» **Given problem**:
Please give the listing again in its entirety, exactly as written.

» **Material**:
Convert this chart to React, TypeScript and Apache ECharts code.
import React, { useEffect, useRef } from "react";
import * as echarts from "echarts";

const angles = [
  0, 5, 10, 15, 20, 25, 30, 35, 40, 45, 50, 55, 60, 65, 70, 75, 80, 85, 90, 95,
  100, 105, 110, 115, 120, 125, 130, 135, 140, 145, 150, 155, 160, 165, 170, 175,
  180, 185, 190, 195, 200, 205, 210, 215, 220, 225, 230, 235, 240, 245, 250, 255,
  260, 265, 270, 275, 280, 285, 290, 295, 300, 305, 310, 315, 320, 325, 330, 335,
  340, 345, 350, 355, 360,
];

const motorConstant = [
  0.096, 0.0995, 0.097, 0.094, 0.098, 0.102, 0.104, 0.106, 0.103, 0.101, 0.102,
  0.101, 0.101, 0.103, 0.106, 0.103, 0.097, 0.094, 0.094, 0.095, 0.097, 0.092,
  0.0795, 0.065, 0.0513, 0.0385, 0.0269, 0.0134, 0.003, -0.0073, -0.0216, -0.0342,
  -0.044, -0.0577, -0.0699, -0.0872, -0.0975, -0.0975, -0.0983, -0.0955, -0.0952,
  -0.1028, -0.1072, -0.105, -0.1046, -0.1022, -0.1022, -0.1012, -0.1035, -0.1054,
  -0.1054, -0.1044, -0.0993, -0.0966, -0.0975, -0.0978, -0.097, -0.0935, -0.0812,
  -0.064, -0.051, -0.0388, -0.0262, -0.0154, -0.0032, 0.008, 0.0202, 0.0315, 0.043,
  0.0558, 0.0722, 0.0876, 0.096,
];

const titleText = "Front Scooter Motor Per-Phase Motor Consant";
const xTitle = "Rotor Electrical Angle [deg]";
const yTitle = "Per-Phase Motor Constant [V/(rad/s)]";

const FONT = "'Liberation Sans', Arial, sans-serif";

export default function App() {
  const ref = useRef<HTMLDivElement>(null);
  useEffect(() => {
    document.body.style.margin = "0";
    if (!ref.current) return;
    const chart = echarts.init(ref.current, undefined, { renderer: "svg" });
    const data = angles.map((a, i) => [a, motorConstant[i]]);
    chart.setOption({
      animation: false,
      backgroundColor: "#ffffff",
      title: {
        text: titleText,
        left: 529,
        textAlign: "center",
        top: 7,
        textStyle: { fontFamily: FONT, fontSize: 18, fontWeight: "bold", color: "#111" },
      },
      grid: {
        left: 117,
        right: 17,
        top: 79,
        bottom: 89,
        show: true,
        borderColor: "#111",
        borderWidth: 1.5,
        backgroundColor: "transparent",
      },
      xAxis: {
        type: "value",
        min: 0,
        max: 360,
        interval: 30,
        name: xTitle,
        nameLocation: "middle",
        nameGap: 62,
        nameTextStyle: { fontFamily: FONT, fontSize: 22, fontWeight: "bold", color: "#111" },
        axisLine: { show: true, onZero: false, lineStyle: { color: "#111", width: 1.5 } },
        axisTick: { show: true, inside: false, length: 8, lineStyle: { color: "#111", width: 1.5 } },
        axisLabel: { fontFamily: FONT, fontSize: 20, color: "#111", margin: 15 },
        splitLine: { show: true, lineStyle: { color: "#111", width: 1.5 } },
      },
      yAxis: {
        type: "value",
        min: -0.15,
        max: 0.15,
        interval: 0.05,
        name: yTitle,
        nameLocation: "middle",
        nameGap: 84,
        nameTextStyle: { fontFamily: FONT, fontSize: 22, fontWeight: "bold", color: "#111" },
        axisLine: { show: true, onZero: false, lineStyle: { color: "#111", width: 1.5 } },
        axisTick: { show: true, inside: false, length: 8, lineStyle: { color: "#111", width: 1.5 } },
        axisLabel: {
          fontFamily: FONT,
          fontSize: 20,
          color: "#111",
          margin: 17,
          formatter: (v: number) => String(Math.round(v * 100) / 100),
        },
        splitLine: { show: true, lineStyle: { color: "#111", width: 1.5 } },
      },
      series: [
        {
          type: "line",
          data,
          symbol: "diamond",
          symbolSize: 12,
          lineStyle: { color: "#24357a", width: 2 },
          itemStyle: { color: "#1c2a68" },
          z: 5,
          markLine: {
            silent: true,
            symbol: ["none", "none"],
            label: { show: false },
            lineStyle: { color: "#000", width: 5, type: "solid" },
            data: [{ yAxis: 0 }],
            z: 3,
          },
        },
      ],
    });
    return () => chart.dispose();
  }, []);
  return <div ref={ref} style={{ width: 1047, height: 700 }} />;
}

» **Full response**:
Convert this chart to React, TypeScript and Apache ECharts code.
import React, { useEffect, useRef } from "react";
import * as echarts from "echarts";

const angles = [
  0, 5, 10, 15, 20, 25, 30, 35, 40, 45, 50, 55, 60, 65, 70, 75, 80, 85, 90, 95,
  100, 105, 110, 115, 120, 125, 130, 135, 140, 145, 150, 155, 160, 165, 170, 175,
  180, 185, 190, 195, 200, 205, 210, 215, 220, 225, 230, 235, 240, 245, 250, 255,
  260, 265, 270, 275, 280, 285, 290, 295, 300, 305, 310, 315, 320, 325, 330, 335,
  340, 345, 350, 355, 360,
];

const motorConstant = [
  0.096, 0.0995, 0.097, 0.094, 0.098, 0.102, 0.104, 0.106, 0.103, 0.101, 0.102,
  0.101, 0.101, 0.103, 0.106, 0.103, 0.097, 0.094, 0.094, 0.095, 0.097, 0.092,
  0.0795, 0.065, 0.0513, 0.0385, 0.0269, 0.0134, 0.003, -0.0073, -0.0216, -0.0342,
  -0.044, -0.0577, -0.0699, -0.0872, -0.0975, -0.0975, -0.0983, -0.0955, -0.0952,
  -0.1028, -0.1072, -0.105, -0.1046, -0.1022, -0.1022, -0.1012, -0.1035, -0.1054,
  -0.1054, -0.1044, -0.0993, -0.0966, -0.0975, -0.0978, -0.097, -0.0935, -0.0812,
  -0.064, -0.051, -0.0388, -0.0262, -0.0154, -0.0032, 0.008, 0.0202, 0.0315, 0.043,
  0.0558, 0.0722, 0.0876, 0.096,
];

const titleText = "Front Scooter Motor Per-Phase Motor Consant";
const xTitle = "Rotor Electrical Angle [deg]";
const yTitle = "Per-Phase Motor Constant [V/(rad/s)]";

const FONT = "'Liberation Sans', Arial, sans-serif";

export default function App() {
  const ref = useRef<HTMLDivElement>(null);
  useEffect(() => {
    document.body.style.margin = "0";
    if (!ref.current) return;
    const chart = echarts.init(ref.current, undefined, { renderer: "svg" });
    const data = angles.map((a, i) => [a, motorConstant[i]]);
    chart.setOption({
      animation: false,
      backgroundColor: "#ffffff",
      title: {
        text: titleText,
        left: 529,
        textAlign: "center",
        top: 7,
        textStyle: { fontFamily: FONT, fontSize: 18, fontWeight: "bold", color: "#111" },
      },
      grid: {
        left: 117,
        right: 17,
        top: 79,
        bottom: 89,
        show: true,
        borderColor: "#111",
        borderWidth: 1.5,
        backgroundColor: "transparent",
      },
      xAxis: {
        type: "value",
        min: 0,
        max: 360,
        interval: 30,
        name: xTitle,
        nameLocation: "middle",
        nameGap: 62,
        nameTextStyle: { fontFamily: FONT, fontSize: 22, fontWeight: "bold", color: "#111" },
        axisLine: { show: true, onZero: false, lineStyle: { color: "#111", width: 1.5 } },
        axisTick: { show: true, inside: false, length: 8, lineStyle: { color: "#111", width: 1.5 } },
        axisLabel: { fontFamily: FONT, fontSize: 20, color: "#111", margin: 15 },
        splitLine: { show: true, lineStyle: { color: "#111", width: 1.5 } },
      },
      yAxis: {
        type: "value",
        min: -0.15,
        max: 0.15,
        interval: 0.05,
        name: yTitle,
        nameLocation: "middle",
        nameGap: 84,
        nameTextStyle: { fontFamily: FONT, fontSize: 22, fontWeight: "bold", color: "#111" },
        axisLine: { show: true, onZero: false, lineStyle: { color: "#111", width: 1.5 } },
        axisTick: { show: true, inside: false, length: 8, lineStyle: { color: "#111", width: 1.5 } },
        axisLabel: {
          fontFamily: FONT,
          fontSize: 20,
          color: "#111",
          margin: 17,
          formatter: (v: number) => String(Math.round(v * 100) / 100),
        },
        splitLine: { show: true, lineStyle: { color: "#111", width: 1.5 } },
      },
      series: [
        {
          type: "line",
          data,
          symbol: "diamond",
          symbolSize: 12,
          lineStyle: { color: "#24357a", width: 2 },
          itemStyle: { color: "#1c2a68" },
          z: 5,
          markLine: {
            silent: true,
            symbol: ["none", "none"],
            label: { show: false },
            lineStyle: { color: "#000", width: 5, type: "solid" },
            data: [{ yAxis: 0 }],
            z: 3,
          },
        },
      ],
    });
    return () => chart.dispose();
  }, []);
  return <div ref={ref} style={{ width: 1047, height: 700 }} />;
}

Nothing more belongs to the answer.